診察は1分も経たないうちに終わってしまった。そんなにあっけなく終わって、本当にわかるの?これが率直な感想だった。
こちらに座ってください、と看護婦さんに言われ先生の前に座った。先生はどうしたの?というような顔で私を見ていた。
「緊張した?」
「はい」
「ま、初めてだもんね。はい、これ見て」
先生は白黒の何だかよくわからない紙を私に見せた。
「あんまりキレイじゃないからわかりにくいんだけど、ここ、周りと色が違うでしょ?」
「はい」
「これが、あなたの赤ちゃん」
「・・・赤ちゃん?!」
「そう。
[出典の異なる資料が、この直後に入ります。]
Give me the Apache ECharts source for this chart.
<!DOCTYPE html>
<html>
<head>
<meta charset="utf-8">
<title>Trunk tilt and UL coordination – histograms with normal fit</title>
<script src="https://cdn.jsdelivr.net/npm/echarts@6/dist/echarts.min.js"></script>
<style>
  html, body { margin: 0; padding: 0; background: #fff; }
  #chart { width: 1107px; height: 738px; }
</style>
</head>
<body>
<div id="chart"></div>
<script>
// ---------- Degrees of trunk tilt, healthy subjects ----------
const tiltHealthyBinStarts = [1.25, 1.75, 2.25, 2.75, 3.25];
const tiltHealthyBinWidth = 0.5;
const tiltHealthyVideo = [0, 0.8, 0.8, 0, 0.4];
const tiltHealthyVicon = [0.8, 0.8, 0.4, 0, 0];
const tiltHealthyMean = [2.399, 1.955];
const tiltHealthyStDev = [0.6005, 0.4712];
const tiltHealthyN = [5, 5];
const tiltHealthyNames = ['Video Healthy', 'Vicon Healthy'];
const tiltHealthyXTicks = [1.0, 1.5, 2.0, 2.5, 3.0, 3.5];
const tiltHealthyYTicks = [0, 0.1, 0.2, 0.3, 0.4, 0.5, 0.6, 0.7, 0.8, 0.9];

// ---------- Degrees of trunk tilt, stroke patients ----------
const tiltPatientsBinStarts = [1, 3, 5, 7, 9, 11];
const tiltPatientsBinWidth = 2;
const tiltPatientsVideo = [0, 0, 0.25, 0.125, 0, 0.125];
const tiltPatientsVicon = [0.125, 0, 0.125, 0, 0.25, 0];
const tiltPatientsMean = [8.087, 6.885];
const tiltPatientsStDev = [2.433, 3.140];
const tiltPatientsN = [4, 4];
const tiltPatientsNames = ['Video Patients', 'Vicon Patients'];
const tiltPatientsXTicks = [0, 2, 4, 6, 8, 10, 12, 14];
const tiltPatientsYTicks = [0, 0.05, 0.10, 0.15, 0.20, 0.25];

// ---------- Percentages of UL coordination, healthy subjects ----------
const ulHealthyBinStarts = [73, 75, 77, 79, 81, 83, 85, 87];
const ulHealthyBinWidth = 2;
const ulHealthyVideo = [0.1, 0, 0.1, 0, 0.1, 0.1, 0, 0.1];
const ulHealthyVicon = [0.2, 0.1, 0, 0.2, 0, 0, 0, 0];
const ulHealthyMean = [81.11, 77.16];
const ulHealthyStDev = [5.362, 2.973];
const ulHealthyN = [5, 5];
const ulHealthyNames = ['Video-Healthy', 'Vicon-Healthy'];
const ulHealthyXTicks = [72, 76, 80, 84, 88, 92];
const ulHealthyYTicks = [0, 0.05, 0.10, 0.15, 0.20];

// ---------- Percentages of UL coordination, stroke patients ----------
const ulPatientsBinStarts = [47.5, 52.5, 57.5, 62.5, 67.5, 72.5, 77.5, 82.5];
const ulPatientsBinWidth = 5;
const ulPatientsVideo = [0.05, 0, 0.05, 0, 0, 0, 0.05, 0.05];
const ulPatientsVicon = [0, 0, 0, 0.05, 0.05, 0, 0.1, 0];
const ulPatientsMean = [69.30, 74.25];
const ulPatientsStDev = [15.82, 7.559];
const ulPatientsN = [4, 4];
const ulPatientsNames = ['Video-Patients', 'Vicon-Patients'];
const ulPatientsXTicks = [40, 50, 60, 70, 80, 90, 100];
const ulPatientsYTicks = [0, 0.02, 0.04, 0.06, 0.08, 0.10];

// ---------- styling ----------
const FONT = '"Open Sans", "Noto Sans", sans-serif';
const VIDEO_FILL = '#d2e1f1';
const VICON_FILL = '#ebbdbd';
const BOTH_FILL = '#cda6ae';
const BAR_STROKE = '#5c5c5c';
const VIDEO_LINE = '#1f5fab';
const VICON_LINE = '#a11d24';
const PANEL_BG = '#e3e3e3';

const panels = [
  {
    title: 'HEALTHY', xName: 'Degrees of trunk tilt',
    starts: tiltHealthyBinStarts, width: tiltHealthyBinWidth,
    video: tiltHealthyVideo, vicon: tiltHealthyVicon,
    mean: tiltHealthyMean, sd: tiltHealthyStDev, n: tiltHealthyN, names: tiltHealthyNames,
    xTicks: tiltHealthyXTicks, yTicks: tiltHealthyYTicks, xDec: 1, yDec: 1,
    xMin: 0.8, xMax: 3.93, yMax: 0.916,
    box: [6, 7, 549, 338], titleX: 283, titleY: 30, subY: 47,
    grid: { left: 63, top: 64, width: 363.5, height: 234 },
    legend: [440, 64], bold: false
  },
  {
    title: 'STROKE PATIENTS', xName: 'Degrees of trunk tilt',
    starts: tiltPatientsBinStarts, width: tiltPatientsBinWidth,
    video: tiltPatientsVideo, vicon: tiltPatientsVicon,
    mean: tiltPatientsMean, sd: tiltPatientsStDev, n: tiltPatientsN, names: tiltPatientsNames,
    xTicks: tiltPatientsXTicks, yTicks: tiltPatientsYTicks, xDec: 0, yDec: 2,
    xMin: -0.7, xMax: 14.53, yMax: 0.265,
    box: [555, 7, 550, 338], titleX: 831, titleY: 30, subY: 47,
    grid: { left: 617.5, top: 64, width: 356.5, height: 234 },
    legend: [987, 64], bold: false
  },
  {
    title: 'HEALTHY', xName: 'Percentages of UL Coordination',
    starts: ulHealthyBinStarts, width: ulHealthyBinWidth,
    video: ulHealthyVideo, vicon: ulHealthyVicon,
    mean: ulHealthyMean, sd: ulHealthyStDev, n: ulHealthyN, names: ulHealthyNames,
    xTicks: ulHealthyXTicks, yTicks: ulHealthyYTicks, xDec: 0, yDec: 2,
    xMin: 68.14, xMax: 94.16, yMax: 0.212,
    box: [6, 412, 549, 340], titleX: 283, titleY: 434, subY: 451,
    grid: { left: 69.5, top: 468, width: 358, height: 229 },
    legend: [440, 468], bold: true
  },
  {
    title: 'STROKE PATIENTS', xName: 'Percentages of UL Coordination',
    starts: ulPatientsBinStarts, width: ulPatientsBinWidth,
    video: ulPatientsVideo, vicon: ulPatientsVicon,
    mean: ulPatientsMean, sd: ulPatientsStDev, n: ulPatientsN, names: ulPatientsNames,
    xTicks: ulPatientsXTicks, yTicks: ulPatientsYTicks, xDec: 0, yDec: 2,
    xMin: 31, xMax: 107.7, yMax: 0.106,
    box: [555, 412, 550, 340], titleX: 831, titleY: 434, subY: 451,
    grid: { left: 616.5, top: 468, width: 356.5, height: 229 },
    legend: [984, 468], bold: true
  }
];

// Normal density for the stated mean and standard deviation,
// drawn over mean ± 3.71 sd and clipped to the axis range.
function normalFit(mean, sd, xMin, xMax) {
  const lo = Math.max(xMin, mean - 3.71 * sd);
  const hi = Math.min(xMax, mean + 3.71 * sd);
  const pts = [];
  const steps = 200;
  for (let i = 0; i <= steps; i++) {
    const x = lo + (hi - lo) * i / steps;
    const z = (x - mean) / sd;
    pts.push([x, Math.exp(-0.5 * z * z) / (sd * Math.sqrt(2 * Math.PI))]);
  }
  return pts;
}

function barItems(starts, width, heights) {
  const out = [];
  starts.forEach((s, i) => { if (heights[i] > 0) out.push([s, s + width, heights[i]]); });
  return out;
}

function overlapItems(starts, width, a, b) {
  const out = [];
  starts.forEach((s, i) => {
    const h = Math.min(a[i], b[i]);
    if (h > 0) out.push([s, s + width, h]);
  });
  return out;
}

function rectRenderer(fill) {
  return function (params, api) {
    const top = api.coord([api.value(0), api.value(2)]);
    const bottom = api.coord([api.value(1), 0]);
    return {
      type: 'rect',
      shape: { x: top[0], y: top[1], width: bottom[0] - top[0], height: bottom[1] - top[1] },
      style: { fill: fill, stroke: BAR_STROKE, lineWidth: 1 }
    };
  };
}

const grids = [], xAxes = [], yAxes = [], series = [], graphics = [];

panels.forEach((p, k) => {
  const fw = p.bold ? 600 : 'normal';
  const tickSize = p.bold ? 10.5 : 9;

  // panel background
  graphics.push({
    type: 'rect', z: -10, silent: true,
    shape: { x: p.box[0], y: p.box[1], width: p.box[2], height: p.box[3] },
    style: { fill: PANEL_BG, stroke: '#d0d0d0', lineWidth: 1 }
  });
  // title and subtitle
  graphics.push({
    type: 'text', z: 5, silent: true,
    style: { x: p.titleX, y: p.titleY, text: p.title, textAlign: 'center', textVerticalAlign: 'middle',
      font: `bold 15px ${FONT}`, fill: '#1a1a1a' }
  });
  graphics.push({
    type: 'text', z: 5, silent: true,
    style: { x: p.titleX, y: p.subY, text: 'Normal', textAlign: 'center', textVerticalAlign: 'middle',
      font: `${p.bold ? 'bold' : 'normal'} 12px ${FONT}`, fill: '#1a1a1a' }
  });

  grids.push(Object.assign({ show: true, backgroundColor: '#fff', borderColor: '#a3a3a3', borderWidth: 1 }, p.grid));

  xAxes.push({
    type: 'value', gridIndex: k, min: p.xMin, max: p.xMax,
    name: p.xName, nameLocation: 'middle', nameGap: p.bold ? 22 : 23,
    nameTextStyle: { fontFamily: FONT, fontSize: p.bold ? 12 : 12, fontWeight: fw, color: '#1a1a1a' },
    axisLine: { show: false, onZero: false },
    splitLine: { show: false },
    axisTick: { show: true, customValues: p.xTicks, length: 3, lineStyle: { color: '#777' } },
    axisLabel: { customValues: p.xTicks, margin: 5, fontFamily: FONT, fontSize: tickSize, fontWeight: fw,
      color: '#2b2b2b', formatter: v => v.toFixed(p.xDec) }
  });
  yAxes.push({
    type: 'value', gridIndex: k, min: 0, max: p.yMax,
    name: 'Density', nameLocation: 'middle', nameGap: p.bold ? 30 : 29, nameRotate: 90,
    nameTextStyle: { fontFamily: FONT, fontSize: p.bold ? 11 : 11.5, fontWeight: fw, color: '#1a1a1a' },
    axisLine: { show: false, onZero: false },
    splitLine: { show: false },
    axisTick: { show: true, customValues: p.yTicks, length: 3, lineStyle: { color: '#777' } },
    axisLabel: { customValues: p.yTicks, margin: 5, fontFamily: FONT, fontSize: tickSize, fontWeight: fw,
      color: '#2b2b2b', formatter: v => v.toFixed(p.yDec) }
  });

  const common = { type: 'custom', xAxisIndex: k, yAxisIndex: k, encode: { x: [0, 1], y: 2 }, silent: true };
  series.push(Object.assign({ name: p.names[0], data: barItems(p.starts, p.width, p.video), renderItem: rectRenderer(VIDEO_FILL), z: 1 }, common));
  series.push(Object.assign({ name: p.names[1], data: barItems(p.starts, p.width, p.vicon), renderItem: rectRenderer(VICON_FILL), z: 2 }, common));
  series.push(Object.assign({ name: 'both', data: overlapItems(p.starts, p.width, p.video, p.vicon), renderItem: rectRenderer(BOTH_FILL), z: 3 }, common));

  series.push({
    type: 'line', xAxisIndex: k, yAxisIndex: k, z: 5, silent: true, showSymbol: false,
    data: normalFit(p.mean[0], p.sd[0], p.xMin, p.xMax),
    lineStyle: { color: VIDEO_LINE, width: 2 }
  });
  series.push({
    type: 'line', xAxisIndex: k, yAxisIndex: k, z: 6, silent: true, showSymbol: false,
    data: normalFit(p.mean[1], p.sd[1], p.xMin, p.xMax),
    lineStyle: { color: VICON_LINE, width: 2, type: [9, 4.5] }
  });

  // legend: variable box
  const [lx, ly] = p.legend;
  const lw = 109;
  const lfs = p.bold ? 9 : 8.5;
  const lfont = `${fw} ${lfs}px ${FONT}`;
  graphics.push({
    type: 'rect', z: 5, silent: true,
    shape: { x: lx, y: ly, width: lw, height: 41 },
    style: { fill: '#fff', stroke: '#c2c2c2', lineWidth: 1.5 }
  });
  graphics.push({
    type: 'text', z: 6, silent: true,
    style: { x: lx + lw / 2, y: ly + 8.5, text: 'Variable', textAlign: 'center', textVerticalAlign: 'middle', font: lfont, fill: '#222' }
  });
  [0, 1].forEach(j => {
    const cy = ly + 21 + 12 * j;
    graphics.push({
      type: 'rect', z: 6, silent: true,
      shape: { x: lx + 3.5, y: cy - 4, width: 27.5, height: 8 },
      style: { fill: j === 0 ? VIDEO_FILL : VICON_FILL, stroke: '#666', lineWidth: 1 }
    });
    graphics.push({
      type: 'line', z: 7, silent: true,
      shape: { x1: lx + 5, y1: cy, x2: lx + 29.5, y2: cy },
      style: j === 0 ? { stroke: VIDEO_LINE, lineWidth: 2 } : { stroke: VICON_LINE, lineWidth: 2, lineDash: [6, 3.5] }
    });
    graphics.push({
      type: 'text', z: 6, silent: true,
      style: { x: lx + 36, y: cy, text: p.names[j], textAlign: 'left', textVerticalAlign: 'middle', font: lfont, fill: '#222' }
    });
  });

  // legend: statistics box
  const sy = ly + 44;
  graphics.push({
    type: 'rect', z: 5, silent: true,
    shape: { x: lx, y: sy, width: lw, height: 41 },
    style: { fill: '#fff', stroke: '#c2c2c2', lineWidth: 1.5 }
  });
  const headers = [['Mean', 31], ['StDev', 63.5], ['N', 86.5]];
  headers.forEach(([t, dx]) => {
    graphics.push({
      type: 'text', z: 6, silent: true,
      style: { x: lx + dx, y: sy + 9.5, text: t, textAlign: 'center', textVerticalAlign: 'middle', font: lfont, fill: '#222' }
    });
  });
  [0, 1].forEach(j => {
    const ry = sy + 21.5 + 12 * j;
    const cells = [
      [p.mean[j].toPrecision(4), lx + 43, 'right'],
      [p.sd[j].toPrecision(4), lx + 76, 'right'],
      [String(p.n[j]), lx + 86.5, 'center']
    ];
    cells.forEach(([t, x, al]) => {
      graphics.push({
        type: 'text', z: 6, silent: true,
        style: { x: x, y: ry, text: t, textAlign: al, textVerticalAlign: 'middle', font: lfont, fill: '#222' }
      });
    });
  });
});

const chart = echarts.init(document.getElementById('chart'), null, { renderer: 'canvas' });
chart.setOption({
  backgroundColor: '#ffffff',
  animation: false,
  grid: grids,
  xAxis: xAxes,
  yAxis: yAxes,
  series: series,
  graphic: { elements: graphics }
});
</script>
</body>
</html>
予定日は・・・来年の7月17日ね。このエコー写真はあげるから。まだ不安定な時期だから、体に無理のない生活をしてください。今日はこれで終わりです」
先生は看護婦さんに、受付で私に何かを渡すようにと言っていた。
「・・・ありがとうございました」
「お大事に」
目の前が真っ暗とも真っ白とも、何とも言えない感じだった。陽性反応が出たのだから、と少しは覚悟していたけれど、目の前でこれがあなたの赤ちゃんと言われ目眩がしそうだった。
待合室の幸せな人たちと私。どうしてこんなにも違うんだろう・・・
田辺さん、と受付に呼ばれ会計を済ませると保険証や診察券のほかに小さな冊子を渡された。
お大事に、という言葉になんとか応え、私は産婦人科を出た。
来る時はあんなに足が重かったのに、帰りはやけにスタスタと歩いていた。またコンビニに寄り、雑誌、お菓子、パンなど目に付いた物を買い込んで部屋に戻った。歩いている時も買い物をしている時も、何も考えていなかった。
TVをつけ、コタツのスイッチを入れ、買ってきた物をテーブルに並べた。
何やってるんだろ、私。こんなに買ってきて。バカみたい・・・
バカみたいと思っているのに、私はお菓子の袋を開け食べ出した。雑誌を隅から隅まで念入りに読み終えた頃には、お菓子の袋を箱が2つずつ空いていた。それを見ても、よく食べたなとしか思わなかった。
昨日はよく眠れなかったから、少し寝ようとバッグからケータイを出し、4時にアラームをセットした。ケータイと一緒にバッグから出てきた帰り際にもらった冊子を目に付かないようにクッションの下に押し込み、そのまま横になって私は寝てしまった。